I can even show my hand: it is a resistor, a nonlinear resistor to be precise. Why? because its state is determined by the present values of voltage and current (and not their derivatives and integrals like capacitors, inductors, and memristors).
You could distinguish between resistors and nonresistors just based on your stated criteria, but then neither actual resistors nor LEDs would qualify since their previous history determines their thermal profile (temperature and internal gradients) and probably other things--thus their states are not determined solely by present values.
Well, that is true for everything. In all circuit theory textbooks the essential traits of a components are isolated, and the secondary effects are neglected (until later chapters where all effects are combined).

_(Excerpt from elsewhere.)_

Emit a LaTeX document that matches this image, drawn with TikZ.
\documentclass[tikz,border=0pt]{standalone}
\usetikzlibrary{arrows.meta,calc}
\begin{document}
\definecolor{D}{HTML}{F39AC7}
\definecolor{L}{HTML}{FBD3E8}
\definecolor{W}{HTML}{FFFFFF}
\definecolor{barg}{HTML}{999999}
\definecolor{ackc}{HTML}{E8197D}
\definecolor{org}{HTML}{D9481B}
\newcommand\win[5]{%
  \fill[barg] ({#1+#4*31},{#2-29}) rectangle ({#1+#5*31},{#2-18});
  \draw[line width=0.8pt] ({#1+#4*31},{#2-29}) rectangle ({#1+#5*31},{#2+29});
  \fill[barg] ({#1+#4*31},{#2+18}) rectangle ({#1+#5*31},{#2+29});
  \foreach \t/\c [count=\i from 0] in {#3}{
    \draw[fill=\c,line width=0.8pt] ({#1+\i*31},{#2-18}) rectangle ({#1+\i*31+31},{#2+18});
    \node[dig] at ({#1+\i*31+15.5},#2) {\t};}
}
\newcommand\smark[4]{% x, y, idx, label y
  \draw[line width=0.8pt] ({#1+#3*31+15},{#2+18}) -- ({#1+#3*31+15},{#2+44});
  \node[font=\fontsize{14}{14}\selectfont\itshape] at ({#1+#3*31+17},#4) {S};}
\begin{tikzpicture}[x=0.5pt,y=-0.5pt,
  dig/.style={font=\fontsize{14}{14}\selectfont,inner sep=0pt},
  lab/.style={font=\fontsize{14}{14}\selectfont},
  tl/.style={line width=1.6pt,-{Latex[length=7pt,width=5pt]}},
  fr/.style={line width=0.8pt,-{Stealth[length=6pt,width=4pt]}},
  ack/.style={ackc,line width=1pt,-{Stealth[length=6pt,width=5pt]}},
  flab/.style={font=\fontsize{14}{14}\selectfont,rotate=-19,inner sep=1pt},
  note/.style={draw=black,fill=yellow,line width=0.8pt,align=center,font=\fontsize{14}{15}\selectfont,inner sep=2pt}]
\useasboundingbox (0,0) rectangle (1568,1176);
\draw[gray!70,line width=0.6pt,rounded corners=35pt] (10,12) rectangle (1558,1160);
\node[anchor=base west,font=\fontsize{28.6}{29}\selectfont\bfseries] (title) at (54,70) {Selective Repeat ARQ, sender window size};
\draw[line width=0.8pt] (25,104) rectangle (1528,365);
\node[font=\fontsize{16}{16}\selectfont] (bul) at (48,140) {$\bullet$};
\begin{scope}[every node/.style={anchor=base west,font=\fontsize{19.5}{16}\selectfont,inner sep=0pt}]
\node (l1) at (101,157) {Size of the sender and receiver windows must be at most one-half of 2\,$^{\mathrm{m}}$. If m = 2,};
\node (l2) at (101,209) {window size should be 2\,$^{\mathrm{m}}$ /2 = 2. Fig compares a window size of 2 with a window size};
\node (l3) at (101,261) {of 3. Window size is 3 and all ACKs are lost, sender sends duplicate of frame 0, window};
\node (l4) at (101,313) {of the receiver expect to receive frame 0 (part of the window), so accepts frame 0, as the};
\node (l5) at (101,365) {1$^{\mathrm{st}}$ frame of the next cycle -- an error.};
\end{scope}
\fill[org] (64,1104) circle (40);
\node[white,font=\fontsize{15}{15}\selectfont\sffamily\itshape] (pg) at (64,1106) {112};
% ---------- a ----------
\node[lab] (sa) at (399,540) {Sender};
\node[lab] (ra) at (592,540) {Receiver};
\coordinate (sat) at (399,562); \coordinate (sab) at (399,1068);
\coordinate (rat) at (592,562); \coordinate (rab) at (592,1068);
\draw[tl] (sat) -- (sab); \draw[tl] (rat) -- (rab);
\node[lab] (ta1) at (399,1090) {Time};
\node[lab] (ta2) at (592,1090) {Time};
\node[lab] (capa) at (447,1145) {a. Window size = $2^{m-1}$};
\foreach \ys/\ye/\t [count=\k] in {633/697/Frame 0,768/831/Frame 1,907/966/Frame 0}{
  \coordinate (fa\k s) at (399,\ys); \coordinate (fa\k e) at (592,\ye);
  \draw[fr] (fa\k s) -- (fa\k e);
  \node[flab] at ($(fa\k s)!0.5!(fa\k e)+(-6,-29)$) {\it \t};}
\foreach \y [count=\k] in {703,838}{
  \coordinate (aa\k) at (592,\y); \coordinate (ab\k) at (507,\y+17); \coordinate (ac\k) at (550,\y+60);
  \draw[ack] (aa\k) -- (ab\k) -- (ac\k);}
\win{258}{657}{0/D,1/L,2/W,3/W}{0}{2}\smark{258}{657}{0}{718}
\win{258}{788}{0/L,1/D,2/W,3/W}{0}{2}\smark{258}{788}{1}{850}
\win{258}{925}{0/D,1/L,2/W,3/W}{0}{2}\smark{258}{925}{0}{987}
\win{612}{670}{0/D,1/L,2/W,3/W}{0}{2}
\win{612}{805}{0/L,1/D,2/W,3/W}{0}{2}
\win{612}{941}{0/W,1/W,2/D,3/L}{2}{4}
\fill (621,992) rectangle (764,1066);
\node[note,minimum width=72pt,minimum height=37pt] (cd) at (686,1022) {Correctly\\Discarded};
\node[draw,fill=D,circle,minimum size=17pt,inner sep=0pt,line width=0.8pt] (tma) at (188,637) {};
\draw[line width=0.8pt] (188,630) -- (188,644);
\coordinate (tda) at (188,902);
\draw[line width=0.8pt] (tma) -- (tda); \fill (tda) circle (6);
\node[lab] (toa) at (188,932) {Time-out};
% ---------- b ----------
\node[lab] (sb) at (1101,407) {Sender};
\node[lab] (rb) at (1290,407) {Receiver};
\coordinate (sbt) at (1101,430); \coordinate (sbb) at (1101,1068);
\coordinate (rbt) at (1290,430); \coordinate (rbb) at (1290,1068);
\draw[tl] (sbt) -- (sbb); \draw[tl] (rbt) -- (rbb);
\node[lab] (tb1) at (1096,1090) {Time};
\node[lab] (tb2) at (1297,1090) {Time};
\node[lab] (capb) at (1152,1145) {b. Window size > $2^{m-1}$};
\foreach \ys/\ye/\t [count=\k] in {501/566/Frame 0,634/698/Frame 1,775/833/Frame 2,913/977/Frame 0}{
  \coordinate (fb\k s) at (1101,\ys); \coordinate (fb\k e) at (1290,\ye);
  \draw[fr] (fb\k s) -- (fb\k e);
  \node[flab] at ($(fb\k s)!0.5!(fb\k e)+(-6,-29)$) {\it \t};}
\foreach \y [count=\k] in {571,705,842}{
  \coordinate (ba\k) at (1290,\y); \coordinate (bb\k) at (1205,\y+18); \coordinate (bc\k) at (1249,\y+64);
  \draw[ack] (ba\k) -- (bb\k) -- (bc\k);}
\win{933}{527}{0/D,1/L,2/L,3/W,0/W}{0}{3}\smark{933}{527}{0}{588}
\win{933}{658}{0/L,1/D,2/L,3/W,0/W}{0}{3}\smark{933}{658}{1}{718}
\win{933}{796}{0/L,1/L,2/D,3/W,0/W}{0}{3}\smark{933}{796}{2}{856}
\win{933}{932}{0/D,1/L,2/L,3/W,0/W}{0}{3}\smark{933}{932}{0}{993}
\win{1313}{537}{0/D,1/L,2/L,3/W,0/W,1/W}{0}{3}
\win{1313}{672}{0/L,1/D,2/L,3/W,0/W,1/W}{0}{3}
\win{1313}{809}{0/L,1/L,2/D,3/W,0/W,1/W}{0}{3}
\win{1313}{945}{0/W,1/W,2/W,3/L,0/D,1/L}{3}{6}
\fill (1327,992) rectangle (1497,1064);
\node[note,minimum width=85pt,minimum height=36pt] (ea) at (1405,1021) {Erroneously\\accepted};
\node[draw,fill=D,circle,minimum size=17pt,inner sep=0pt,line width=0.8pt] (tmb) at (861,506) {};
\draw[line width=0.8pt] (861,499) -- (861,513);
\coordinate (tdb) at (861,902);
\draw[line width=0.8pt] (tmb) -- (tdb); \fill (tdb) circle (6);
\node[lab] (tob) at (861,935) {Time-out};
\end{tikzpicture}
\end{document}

I mean, this is the ordinary way of teaching circuit theory everywhere:
Resistors, it's voltage vs current
Capacitors, it's voltage versus charge
Inductors, its flux versus current
Memristors, usually not mentioned (but its flux versus charge)
But a lot of people have trouble in recognizing that.

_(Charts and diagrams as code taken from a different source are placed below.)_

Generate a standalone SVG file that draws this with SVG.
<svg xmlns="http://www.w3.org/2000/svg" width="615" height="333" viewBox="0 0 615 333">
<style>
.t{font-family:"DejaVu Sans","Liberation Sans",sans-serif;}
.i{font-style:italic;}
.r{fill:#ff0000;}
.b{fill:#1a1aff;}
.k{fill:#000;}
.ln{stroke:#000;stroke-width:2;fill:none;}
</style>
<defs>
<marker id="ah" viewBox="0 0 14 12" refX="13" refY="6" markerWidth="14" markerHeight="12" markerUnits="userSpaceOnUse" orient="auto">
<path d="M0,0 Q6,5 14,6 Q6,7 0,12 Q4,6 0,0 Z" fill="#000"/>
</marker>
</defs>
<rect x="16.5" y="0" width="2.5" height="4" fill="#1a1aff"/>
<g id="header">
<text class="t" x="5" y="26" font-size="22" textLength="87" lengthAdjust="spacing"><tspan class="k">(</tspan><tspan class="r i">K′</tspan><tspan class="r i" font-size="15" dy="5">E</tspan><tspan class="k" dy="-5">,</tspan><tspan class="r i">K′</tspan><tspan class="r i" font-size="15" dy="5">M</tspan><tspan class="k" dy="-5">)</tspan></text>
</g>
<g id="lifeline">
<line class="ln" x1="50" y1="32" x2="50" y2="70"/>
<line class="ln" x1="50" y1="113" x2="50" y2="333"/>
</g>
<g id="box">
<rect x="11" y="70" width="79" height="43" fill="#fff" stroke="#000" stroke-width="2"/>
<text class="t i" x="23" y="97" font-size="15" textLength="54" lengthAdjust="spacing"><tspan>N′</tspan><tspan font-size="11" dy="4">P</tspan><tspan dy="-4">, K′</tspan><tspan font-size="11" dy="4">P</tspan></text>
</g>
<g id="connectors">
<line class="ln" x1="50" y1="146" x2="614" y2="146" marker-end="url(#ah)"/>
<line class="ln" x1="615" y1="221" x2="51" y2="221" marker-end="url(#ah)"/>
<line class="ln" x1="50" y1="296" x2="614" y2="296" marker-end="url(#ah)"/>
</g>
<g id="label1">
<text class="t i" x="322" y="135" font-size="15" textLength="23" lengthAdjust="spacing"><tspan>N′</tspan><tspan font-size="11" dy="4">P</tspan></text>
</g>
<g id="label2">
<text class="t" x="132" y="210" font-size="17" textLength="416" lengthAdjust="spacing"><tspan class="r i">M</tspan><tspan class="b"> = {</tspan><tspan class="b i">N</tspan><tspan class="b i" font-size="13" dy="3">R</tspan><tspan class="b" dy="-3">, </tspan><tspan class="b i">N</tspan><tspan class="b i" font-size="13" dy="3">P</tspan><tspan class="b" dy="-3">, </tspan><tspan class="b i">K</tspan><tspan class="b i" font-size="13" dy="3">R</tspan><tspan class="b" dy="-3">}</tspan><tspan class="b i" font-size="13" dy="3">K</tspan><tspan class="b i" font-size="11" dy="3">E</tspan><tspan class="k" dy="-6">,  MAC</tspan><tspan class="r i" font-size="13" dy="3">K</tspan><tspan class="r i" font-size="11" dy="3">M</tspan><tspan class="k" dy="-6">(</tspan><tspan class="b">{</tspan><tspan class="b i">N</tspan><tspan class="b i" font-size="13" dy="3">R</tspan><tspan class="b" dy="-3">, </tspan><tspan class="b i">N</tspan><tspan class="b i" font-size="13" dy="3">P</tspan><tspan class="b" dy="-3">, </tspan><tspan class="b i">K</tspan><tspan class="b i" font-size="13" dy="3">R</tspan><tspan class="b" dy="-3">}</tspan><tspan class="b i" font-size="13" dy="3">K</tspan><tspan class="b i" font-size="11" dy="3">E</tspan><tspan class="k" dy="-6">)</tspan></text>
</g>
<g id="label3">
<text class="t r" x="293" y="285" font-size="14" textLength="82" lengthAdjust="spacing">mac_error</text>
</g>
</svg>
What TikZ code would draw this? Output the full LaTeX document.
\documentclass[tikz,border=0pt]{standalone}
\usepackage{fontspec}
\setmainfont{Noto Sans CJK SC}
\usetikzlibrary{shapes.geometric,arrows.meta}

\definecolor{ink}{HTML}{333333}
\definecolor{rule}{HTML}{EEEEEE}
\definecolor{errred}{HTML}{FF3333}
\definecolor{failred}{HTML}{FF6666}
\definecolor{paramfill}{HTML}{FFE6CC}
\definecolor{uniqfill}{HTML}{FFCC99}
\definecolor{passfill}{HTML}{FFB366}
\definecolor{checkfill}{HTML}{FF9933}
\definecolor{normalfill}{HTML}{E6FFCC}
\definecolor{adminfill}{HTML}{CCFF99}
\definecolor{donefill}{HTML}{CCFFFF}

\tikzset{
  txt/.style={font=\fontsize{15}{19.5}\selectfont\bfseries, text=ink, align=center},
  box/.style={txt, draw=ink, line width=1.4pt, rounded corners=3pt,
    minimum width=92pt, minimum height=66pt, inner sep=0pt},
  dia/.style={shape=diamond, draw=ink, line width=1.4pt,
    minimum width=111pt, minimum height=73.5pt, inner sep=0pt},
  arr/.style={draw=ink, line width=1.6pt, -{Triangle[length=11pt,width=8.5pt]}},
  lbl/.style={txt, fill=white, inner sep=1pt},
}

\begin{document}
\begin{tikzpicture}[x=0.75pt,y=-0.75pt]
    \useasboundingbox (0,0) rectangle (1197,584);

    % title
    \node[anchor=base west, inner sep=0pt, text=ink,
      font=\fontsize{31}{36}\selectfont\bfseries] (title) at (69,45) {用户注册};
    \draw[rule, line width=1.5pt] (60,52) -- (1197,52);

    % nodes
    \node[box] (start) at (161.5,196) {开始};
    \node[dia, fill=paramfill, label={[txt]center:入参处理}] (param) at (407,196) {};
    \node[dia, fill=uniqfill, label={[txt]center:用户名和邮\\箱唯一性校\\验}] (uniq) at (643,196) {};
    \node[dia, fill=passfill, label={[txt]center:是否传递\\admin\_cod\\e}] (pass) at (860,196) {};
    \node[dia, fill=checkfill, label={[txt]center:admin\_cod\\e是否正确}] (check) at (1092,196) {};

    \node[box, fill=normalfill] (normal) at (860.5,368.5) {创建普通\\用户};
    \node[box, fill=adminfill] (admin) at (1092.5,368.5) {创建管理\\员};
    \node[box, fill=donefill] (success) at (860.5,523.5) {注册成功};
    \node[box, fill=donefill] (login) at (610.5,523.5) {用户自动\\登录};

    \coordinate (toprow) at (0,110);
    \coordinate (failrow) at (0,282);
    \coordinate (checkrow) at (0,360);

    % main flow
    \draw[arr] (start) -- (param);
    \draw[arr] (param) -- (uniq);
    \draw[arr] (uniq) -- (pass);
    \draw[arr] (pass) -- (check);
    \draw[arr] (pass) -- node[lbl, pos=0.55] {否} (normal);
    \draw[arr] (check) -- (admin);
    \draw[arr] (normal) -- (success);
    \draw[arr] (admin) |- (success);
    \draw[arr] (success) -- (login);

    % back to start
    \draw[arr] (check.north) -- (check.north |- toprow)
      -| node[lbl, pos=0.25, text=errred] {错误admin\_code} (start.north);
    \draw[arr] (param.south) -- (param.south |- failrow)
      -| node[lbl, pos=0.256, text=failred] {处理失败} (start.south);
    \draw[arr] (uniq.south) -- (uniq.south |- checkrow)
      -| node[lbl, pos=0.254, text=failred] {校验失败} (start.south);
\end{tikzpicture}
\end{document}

I just wanted to see how widespread this misconception is.
Some ways of understanding things are more useful than others. I think most of us understand the operation of an LED well enough to fully utilize and accomodate its characteristics without classifying it as a non-linear resistor. Can you explain how considering it a non-linear resistor is helpful?

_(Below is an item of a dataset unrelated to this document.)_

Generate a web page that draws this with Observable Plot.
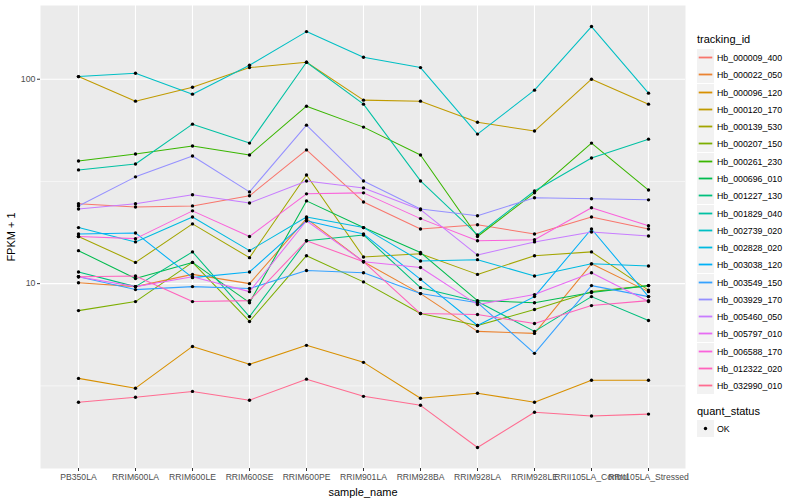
<!DOCTYPE html>
<html>
<head>
<meta charset="utf-8">
<script src="https://cdn.jsdelivr.net/npm/d3@7"></script>
<script src="https://cdn.jsdelivr.net/npm/@observablehq/plot@0.6"></script>
<style>
  html, body { margin: 0; padding: 0; background: white; }
  #wrap { position: relative; width: 800px; height: 500px; font-family: "Liberation Sans", Arial, sans-serif; }
  #legend { position: absolute; left: 697px; top: 0; width: 103px; }
  .ltitle { position: absolute; left: 0; font-size: 11px; color: #000; white-space: nowrap; }
  .lrow { position: absolute; left: 0; height: 17px; display: flex; align-items: center; white-space: nowrap; }
  .lkey { width: 17px; height: 17px; background: #F2F2F2; position: relative; margin-right: 3px; }
  .lkey svg { position: absolute; left: 0; top: 0; }
  .llab { font-size: 8.8px; color: #000; }
</style>
</head>
<body>
<div id="wrap"><div id="chart"></div><div id="legend"></div></div>
<script>
// ---- data ----
const samples = ["PB350LA","RRIM600LA","RRIM600LE","RRIM600SE","RRIM600PE","RRIM901LA","RRIM928BA","RRIM928LA","RRIM928LE","RRII105LA_Control","RRII105LA_Stressed"];
const ids = ["Hb_000009_400","Hb_000022_050","Hb_000096_120","Hb_000120_170","Hb_000139_530","Hb_000207_150","Hb_000261_230","Hb_000696_010","Hb_001227_130","Hb_001829_040","Hb_002739_020","Hb_002828_020","Hb_003038_120","Hb_003549_150","Hb_003929_170","Hb_005460_050","Hb_005797_010","Hb_006588_170","Hb_012322_020","Hb_032990_010"];
const colors = ["#F8766D","#EA8331","#D89000","#C09B00","#A3A500","#7CAE00","#39B600","#00BB4E","#00BF7D","#00C1A3","#00BFC4","#00BAE0","#00B0F6","#35A2FF","#9590FF","#C77CFF","#E76BF3","#FA62DB","#FF62BC","#FF6C91"];
const yTicks = [10, 100];
const yMinor = [3.162, 31.62];

const hb_000009_400 = [24.6, 23.7, 24.0, 26.9, 45.1, 25.1, 18.5, 19.4, 17.5, 21.2, 18.5];
const hb_000022_050 = [10.1, 9.67, 11.1, 10.0, 20.8, 12.8, 8.94, 5.84, 5.71, 12.5, 9.14];
const hb_000096_120 = [3.44, 3.08, 4.93, 4.03, 4.99, 4.12, 2.75, 2.91, 2.63, 3.37, 3.37];
const hb_000120_170 = [103, 78.1, 91.4, 114, 121, 79.0, 78.1, 61.6, 55.8, 100, 75.5];
const hb_000139_530 = [17.0, 12.7, 19.6, 13.4, 34.0, 13.5, 14.0, 11.1, 13.7, 14.3, 9.3];
const hb_000207_150 = [7.38, 8.17, 12.7, 6.53, 13.7, 10.2, 7.14, 6.24, 7.47, 9.14, 9.78];
const hb_000261_230 = [39.8, 43.1, 47.1, 42.6, 73.8, 58.3, 42.6, 17.0, 27.8, 48.7, 28.7];
const hb_000696_010 = [14.5, 10.6, 12.7, 8.07, 25.4, 18.8, 14.2, 8.26, 8.07, 9.04, 9.78];
const hb_001227_130 = [11.4, 9.67, 14.3, 6.90, 16.2, 17.3, 9.56, 8.17, 5.84, 8.64, 6.60];
const hb_001829_040 = [36.0, 38.5, 60.3, 48.7, 121, 75.5, 31.8, 17.3, 28.4, 41.2, 50.9];
const hb_002739_020 = [103, 107, 84.5, 117, 171, 128, 114, 53.9, 88.4, 181, 85.5];
const hb_002828_020 = [18.8, 16.0, 21.2, 14.5, 21.2, 18.8, 12.9, 13.1, 10.9, 12.5, 12.2];
const hb_003038_120 = [17.5, 17.7, 10.7, 11.4, 20.3, 17.5, 10.5, 6.24, 8.64, 18.5, 8.64];
const hb_003549_150 = [10.8, 9.35, 9.67, 9.46, 11.6, 11.3, 8.94, 8.07, 4.56, 9.78, 8.64];
const hb_003929_170 = [24.0, 33.3, 42.1, 28.1, 59.6, 31.8, 23.2, 21.5, 26.3, 26.0, 25.7];
const hb_005460_050 = [23.2, 24.6, 27.2, 24.8, 31.8, 29.4, 23.0, 13.8, 16.0, 17.9, 17.1];
const hb_005797_010 = [10.8, 9.67, 10.8, 9.14, 20.3, 12.8, 12.0, 7.90, 8.84, 11.3, 8.17];
const hb_006588_170 = [17.0, 16.6, 22.7, 17.0, 27.5, 27.8, 20.8, 16.2, 16.4, 23.5, 19.2];
const hb_012322_020 = [10.8, 10.9, 8.17, 8.26, 16.2, 12.8, 7.14, 7.06, 6.38, 7.81, 8.26];
const hb_032990_010 = [2.63, 2.78, 2.97, 2.69, 3.41, 2.81, 2.54, 1.58, 2.35, 2.25, 2.30];

const seriesValues = [hb_000009_400, hb_000022_050, hb_000096_120, hb_000120_170, hb_000139_530,
  hb_000207_150, hb_000261_230, hb_000696_010, hb_001227_130, hb_001829_040, hb_002739_020,
  hb_002828_020, hb_003038_120, hb_003549_150, hb_003929_170, hb_005460_050, hb_005797_010,
  hb_006588_170, hb_012322_020, hb_032990_010];

// ---- long table ----
const data = [];
ids.forEach((id, i) => seriesValues[i].forEach((v, j) => data.push({id, sample: samples[j], value: v, status: "OK"})));

// ggplot-like 5% expansion in log space
const [lmin, lmax] = d3.extent(data, d => Math.log10(d.value));
const pad = (lmax - lmin) * 0.05;
const yDomain = [Math.pow(10, lmin - pad), Math.pow(10, lmax + pad)];

const plot = Plot.plot({
  width: 800,
  height: 500,
  marginLeft: 40,
  marginRight: 115,
  marginTop: 5,
  marginBottom: 32,
  style: {fontFamily: "'Liberation Sans', Arial, sans-serif", background: "white", overflow: "visible"},
  x: {type: "point", domain: samples, padding: 0.6},
  y: {type: "log", domain: yDomain},
  color: {domain: ids, range: colors},
  marks: [
    Plot.frame({fill: "#EBEBEB", stroke: null}),
    Plot.gridY(yMinor, {stroke: "white", strokeOpacity: 1, strokeWidth: 0.55}),
    Plot.gridY(yTicks, {stroke: "white", strokeOpacity: 1, strokeWidth: 1.1}),
    Plot.gridX(samples, {stroke: "white", strokeOpacity: 1, strokeWidth: 1.1}),
    Plot.line(data, {x: "sample", y: "value", z: "id", stroke: "id", strokeWidth: 1.05}),
    Plot.dot(data, {x: "sample", y: "value", fill: "black", r: 1.7, stroke: null}),
    Plot.axisX({tickSize: 3, tickPadding: 2, fontSize: 8.6, stroke: "#333333", fill: "#4D4D4D", label: null}),
    Plot.axisX({ticks: [], tickSize: 0, label: "sample_name", labelAnchor: "center", labelArrow: "none", labelOffset: 27, fontSize: 11, fill: "black"}),
    Plot.axisY(yTicks, {tickSize: 3, tickPadding: 2, fontSize: 8.8, stroke: "#333333", fill: "#4D4D4D", tickFormat: d => String(d), label: null}),
    Plot.axisY({ticks: [], tickSize: 0, label: "FPKM + 1", labelAnchor: "center", labelArrow: "none", labelOffset: 33, fontSize: 11, fill: "black"})
  ]
});
document.getElementById("chart").appendChild(plot);

// ---- legend (HTML, right side) ----
const NS = "http://www.w3.org/2000/svg";
function keySvg(draw) {
  const s = document.createElementNS(NS, "svg");
  s.setAttribute("width", 17); s.setAttribute("height", 17);
  draw(s);
  return s;
}
const legend = document.getElementById("legend");
const t1 = document.createElement("div");
t1.className = "ltitle"; t1.style.top = "33px"; t1.textContent = "tracking_id";
legend.appendChild(t1);
ids.forEach((id, i) => {
  const row = document.createElement("div");
  row.className = "lrow";
  row.style.top = Math.round(49 + i * 17.28) + "px";
  const key = document.createElement("div"); key.className = "lkey";
  key.appendChild(keySvg(s => {
    const l = document.createElementNS(NS, "line");
    l.setAttribute("x1", 1.7); l.setAttribute("x2", 15.3);
    l.setAttribute("y1", 8.5); l.setAttribute("y2", 8.5);
    l.setAttribute("stroke", colors[i]); l.setAttribute("stroke-width", 1.8);
    s.appendChild(l);
  }));
  const lab = document.createElement("span"); lab.className = "llab"; lab.textContent = id;
  row.appendChild(key); row.appendChild(lab);
  legend.appendChild(row);
});
const t2 = document.createElement("div");
t2.className = "ltitle"; t2.style.top = "405px"; t2.textContent = "quant_status";
legend.appendChild(t2);
const okRow = document.createElement("div");
okRow.className = "lrow"; okRow.style.top = "420px";
const okKey = document.createElement("div"); okKey.className = "lkey";
okKey.appendChild(keySvg(s => {
  const c = document.createElementNS(NS, "circle");
  c.setAttribute("cx", 8.5); c.setAttribute("cy", 8.5); c.setAttribute("r", 1.7);
  c.setAttribute("fill", "black");
  s.appendChild(c);
}));
const okLab = document.createElement("span"); okLab.className = "llab"; okLab.textContent = "OK";
okRow.appendChild(okKey); okRow.appendChild(okLab);
legend.appendChild(okRow);
</script>
</body>
</html>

I am a black swan hunter, and misconceptions like these are the main food of black swans. I see this as a failure of connecting the dots between different chapters of the same book: it is in a separate chapter, it has a different name, so it has to be something different. Nah, it's just in a different chapter and has a different name.
(Minor) case in point, in this other venue it was stated that the DMM could not read the resistance of the diode (alone) because the diode is not a resistor (I have to double check the phrasing). This is a misunderstanding of the nature of the component and of the operation of the DMM.